Republicans retained their hold on the Senate and House of Representatives by the slimmest of margins, barely turning back a ferocious, well-financed Democratic bid to gain a majority.

Republicans retained their hold on the Senate and House of Representatives by the slimmest of margins, barely turning back a ferocious, well-financed Democratic bid to gain a majority.

With winners declared in 33 of the 34 races at stake, Republicans will have at least a 50-48 margin in the Senate. For the Democrats, that was more than enough to use the minority's power to wreak havoc with the Republican's legislative agenda by forcing procedural delays.

Republicans would maintain control in case of a 50-50 split, no matter who wins the White House. A Republican vice president, in his role as president of the Senate, would break a tie.

Joseph Lieberman's re-election to a third term actually gave Democrats 49 seats, but he would have to resign if elected vice president, leaving Connecticut's Republican governor to name a GOP replacement.

Republicans held 220 of the 435 House seats and Democrats were holding 211 seats and leading in one other - a trend that would give them a net gain of two. Two independents, one reliably siding with each party, won their re-election bids. Two races were still undecided at 1330 GMT.

With Republicans retaining narrow control of the House, Senate Democrats - with their constitutional ability to filibuster or delay bills with just 41 votes - loomed as perhaps their party's best roadblock to Republican initiatives in Congress.

But the Republican majority of 54-46 will become 52-48 in the next Congress at best.

Holding the majority would give Republicans their first eight-year stretch of Senate supremacy since the 1932 elections ended 14 years of unbroken Republican control.

Of the 29 incumbents seeking re-election in the Senate, three were toppled: veteran Democratic Sen. Charles Robb of Virginia and Republican Sens. Rod Grams of Minnesota and William Roth of Delaware.

Roth, 79, chairman of the Senate Finance Committee, lost his bid for a sixth term to Delaware Democratic Gov. Thomas Carper. Roth's age had become a factor in the race after he stumbled twice publicly.

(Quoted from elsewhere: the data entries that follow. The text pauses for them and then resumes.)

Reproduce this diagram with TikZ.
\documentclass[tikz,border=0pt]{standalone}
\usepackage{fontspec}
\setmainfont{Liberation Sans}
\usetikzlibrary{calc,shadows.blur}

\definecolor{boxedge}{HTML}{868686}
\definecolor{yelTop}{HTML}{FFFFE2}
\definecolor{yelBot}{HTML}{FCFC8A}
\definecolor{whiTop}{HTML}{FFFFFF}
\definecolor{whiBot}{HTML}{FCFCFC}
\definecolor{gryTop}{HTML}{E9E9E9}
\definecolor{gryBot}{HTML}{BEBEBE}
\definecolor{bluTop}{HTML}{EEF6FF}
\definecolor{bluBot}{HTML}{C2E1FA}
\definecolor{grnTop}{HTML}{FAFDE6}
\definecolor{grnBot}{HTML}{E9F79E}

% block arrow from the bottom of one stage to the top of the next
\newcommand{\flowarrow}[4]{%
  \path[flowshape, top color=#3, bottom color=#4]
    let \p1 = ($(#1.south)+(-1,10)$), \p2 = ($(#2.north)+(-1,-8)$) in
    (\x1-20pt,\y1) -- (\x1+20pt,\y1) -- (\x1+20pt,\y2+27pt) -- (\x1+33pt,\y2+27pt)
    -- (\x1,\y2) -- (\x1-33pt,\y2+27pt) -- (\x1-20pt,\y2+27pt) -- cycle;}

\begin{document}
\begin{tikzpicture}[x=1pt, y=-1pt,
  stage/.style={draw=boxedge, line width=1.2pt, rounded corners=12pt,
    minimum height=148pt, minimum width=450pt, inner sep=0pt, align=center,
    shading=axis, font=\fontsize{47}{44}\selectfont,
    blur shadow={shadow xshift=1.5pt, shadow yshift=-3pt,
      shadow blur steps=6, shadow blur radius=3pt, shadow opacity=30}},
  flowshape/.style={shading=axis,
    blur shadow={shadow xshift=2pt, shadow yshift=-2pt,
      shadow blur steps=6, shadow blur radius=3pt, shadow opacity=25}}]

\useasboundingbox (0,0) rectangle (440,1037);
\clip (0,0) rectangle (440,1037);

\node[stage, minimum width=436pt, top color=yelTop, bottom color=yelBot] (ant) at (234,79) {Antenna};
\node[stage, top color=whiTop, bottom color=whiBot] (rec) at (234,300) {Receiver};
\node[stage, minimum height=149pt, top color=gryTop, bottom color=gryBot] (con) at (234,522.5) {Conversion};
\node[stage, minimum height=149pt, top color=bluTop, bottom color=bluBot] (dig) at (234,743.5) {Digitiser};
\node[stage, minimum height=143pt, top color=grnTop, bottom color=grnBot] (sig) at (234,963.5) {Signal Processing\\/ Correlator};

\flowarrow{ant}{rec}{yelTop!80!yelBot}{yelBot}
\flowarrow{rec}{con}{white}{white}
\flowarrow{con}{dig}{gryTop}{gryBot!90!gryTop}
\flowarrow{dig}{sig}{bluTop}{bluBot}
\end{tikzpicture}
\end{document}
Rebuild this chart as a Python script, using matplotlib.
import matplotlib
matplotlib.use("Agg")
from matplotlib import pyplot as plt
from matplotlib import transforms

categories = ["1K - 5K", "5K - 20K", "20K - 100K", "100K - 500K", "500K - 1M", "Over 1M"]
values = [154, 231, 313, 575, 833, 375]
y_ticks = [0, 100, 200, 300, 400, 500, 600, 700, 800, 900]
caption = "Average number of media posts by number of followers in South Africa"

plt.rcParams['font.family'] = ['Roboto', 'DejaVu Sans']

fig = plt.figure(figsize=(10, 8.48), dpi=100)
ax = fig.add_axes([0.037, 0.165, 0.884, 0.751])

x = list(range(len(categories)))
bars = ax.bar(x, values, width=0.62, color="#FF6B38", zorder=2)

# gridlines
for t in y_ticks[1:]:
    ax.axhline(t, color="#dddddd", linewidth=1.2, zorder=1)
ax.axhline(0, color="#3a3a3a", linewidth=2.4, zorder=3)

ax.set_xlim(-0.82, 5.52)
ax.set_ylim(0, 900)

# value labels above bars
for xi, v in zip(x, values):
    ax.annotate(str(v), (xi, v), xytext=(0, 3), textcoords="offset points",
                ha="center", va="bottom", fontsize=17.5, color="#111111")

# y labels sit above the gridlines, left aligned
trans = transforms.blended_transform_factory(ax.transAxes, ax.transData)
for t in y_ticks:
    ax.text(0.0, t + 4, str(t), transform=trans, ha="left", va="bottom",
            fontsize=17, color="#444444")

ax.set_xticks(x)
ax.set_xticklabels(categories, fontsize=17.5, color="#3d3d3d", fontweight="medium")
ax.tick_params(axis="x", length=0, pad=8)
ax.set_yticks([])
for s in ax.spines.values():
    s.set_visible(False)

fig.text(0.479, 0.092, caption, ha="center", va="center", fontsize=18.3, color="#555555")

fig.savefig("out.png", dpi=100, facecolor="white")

Republican George Allen, the former governor of Virginia, ousted Robb after two terms in the Senate. Robb, son-in-law of President Lyndon Johnson, was the last Democrat holding statewide office in the Republican-leaning state.

In Minnesota, department store heir Mark Dayton used millions of dollars of his own money to defeat the conservative Grams, who served a low-profile single term and was beset by a divorce and other personal problems.